Also to be considered is the manner in which the proceeds came into Scharf's hands, and the restrictions, implied or express, on his distribution of them. The record is silent as to whether there was an express agreement, either written or oral, between the Rezniks and Scharf governing the distribution of the proceeds. If Scharf had held the proceeds under an express agreement, that agreement would have spelled out to whom he was to distribute the proceeds. Clearly, if such an agreement entrusted money of the Rezniks to him and directed him to pay all of it to the Rezniks and none to Bonfanti, then by the terms of that agreement, and by the terms of the Rule, Scharf would have been obligated to pay nothing to Bonfanti.

If there had been an express agreement, written or oral, between the Rezniks and Scharf, that agreement would certainly have been made known to the Committee. In the absence of anything in the record concerning an express agreement, it is presumed that there was no express agreement between the Rezniks and Scharf concerning the proceeds.

Lawyers routinely receive funds on behalf of clients without the benefit of express agreements governing their distribution. In such cases, lawyers serve as de facto escrow agents. However, the fact that such de facto escrow agreements are routine does not negate the fact that they are enforceable as to the escrow agent (the lawyer).

Because de facto escrow agreements are implied and not express, such agreements cannot have express terms governing the distribution of the escrow fund.
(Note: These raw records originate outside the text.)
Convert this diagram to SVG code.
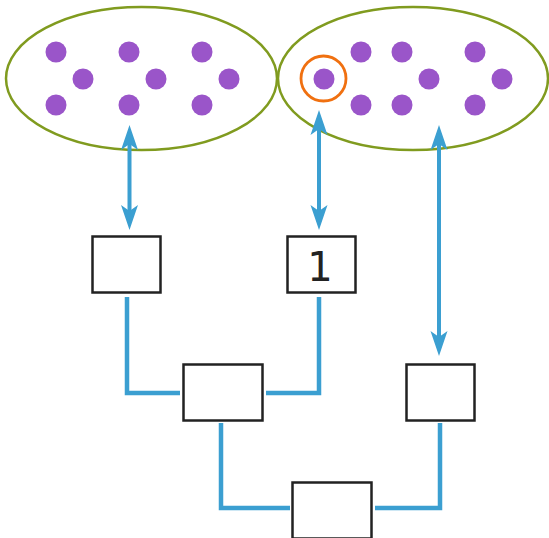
<svg xmlns="http://www.w3.org/2000/svg" width="549" height="538" viewBox="0 0 549 538">
<style>
.set{fill:none;stroke:#809b1f;stroke-width:2.5}
.dot{fill:#9a55c9}
.box{fill:#fff;stroke:#222;stroke-width:2.5}
.link{fill:none;stroke:#3b9fd1;stroke-width:4.5}
.arr{fill:none;stroke:#3b9fd1;stroke-width:4}
.lbl{font-family:"DejaVu Sans",Verdana,sans-serif;font-size:40px;fill:#222}
</style>
<defs>
<marker id="ah" markerUnits="userSpaceOnUse" orient="auto-start-reverse" refX="0" refY="0" markerWidth="30" markerHeight="20" viewBox="-12 -10 30 20" overflow="visible">
<path d="M15,0 L-10,-8.5 L-4,0 L-10,8.5 Z" fill="#3b9fd1"/>
</marker>
</defs>
<g id="setA">
<ellipse class="set" cx="141.5" cy="78.5" rx="135.5" ry="71.5"/>
<circle class="dot" cx="56" cy="52" r="10.5"/>
<circle class="dot" cx="129" cy="52" r="10.5"/>
<circle class="dot" cx="202" cy="52" r="10.5"/>
<circle class="dot" cx="83" cy="79" r="10.5"/>
<circle class="dot" cx="156" cy="79" r="10.5"/>
<circle class="dot" cx="229" cy="79" r="10.5"/>
<circle class="dot" cx="56" cy="105" r="10.5"/>
<circle class="dot" cx="129" cy="105" r="10.5"/>
<circle class="dot" cx="202" cy="105" r="10.5"/>
</g>
<g id="setB">
<ellipse class="set" cx="413" cy="78.5" rx="135" ry="71.5"/>
<circle class="dot" cx="361" cy="52" r="10.5"/>
<circle class="dot" cx="402" cy="52" r="10.5"/>
<circle class="dot" cx="475" cy="52" r="10.5"/>
<circle class="dot" cx="324" cy="79" r="10.5"/>
<circle class="dot" cx="429" cy="79" r="10.5"/>
<circle class="dot" cx="502" cy="79" r="10.5"/>
<circle class="dot" cx="361" cy="105" r="10.5"/>
<circle class="dot" cx="402" cy="105" r="10.5"/>
<circle class="dot" cx="475" cy="105" r="10.5"/>
<circle cx="323.5" cy="78.5" r="22.5" fill="none" stroke="#f07010" stroke-width="2.8"/>
</g>
<g id="connectors">
<path class="arr" d="M129.5,140 L129.5,215" marker-start="url(#ah)" marker-end="url(#ah)"/>
<path class="arr" d="M319,125 L319,215" marker-start="url(#ah)" marker-end="url(#ah)"/>
<path class="arr" d="M439,140 L439,341" marker-start="url(#ah)" marker-end="url(#ah)"/>
<path class="link" d="M127,297 L127,393 L180,393"/>
<path class="link" d="M319,297 L319,393 L266,393"/>
<path class="link" d="M221,423 L221,508 L290,508"/>
<path class="link" d="M440,423 L440,508 L375,508"/>
</g>
<g id="box1"><rect class="box" x="92.5" y="236.5" width="68" height="56"/></g>
<g id="box2"><rect class="box" x="287.5" y="236.5" width="68" height="56"/><text class="lbl" x="320" y="280.5" text-anchor="middle">1</text></g>
<g id="box3"><rect class="box" x="183.5" y="364.5" width="79" height="56"/></g>
<g id="box4"><rect class="box" x="406.5" y="364.5" width="68" height="56"/></g>
<g id="box5"><rect class="box" x="292.5" y="482.5" width="79" height="56"/></g>
</svg>
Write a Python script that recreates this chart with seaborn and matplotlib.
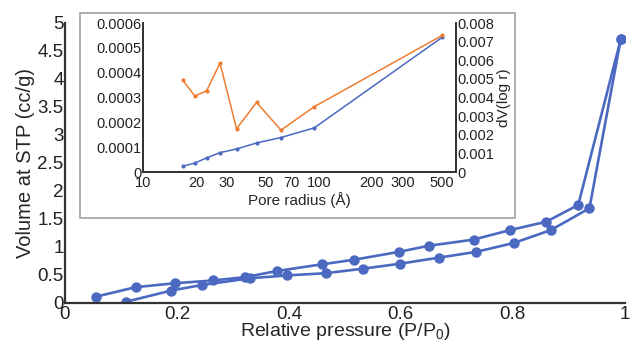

Accordingly, an escrow agent must treat an escrow fund in the manner in which any other agent treats property of a principal. That is, an escrow agent must do with the fund whatever the principal (the client) directs, absent a legal obligation (i.e., lien or garnishment) to do otherwise.

Because it has already been found that there is no legal obligation on a lawyer to satisfy unsecured (and unproven) claims against a client out of funds of the client in the lawyer's hands, payment by Scharf of the Bonfanti claim would have been a breach of his de facto, enforceable escrow agreement with the Rezniks, and such a breach not only would have created a legal liability for Scharf, but also would have constituted a violation of the Rule by him.

If Scharf had been unwilling to respect the Rezniks' directive not to pay Bonfanti, it would have been his obligation to advise the Rezniks of his refusal before receiving the proceeds on their behalf, in order that the Rezniks not rely, to their detriment, on the permissible assumption that Scharf would comply with their directives. If Scharf had told the Rezniks that he interpreted the Rule to compel him to pay Bonfanti from the proceeds, the Rezniks could simply have advised Scharf that the proceeds were not to go through Scharf's hands, but rather were to be paid directly to them. Thus, it appears that Bonfanti would have been paid from the proceeds only if Scharf had been deceptive with his clients.

From the fact that the Rezniks directed that Scharf pay a commission to Coastline (the cooperating broker), the Committee has inferred that Bonfanti had an "interest" in the proceeds. Under the analysis adopted above, the money in Scharf's hands belonged to the Rezniks, and they enjoyed the unfettered right to direct him to distribute it in any way they chose; that is, in satisfaction of their legal obligations, in satisfaction of disputed claims against them, to themselves or as gifts. In short, the Rezniks directive to pay Coastline does not support the inference that Bonfanti had an "interest" in the proceeds under Connecticut law.

The Committee relied upon Informal Opinion 92-29 of the Committee on Professional Ethics of the Connecticut Bar Association, which opines that an attorney representing a seller who directs that a real estate broker's commission not be paid from sale proceeds is obligated to escrow the amount of the disputed claim. While the Court has great respect for opinions of the Committee on Professional Ethics, in this case it declines to follow Informal Opinion 92-29, for the reasons stated above.

CONCLUSION

The appeal is sustained, and the reprimand issued by the Committee to Scharf is vacated.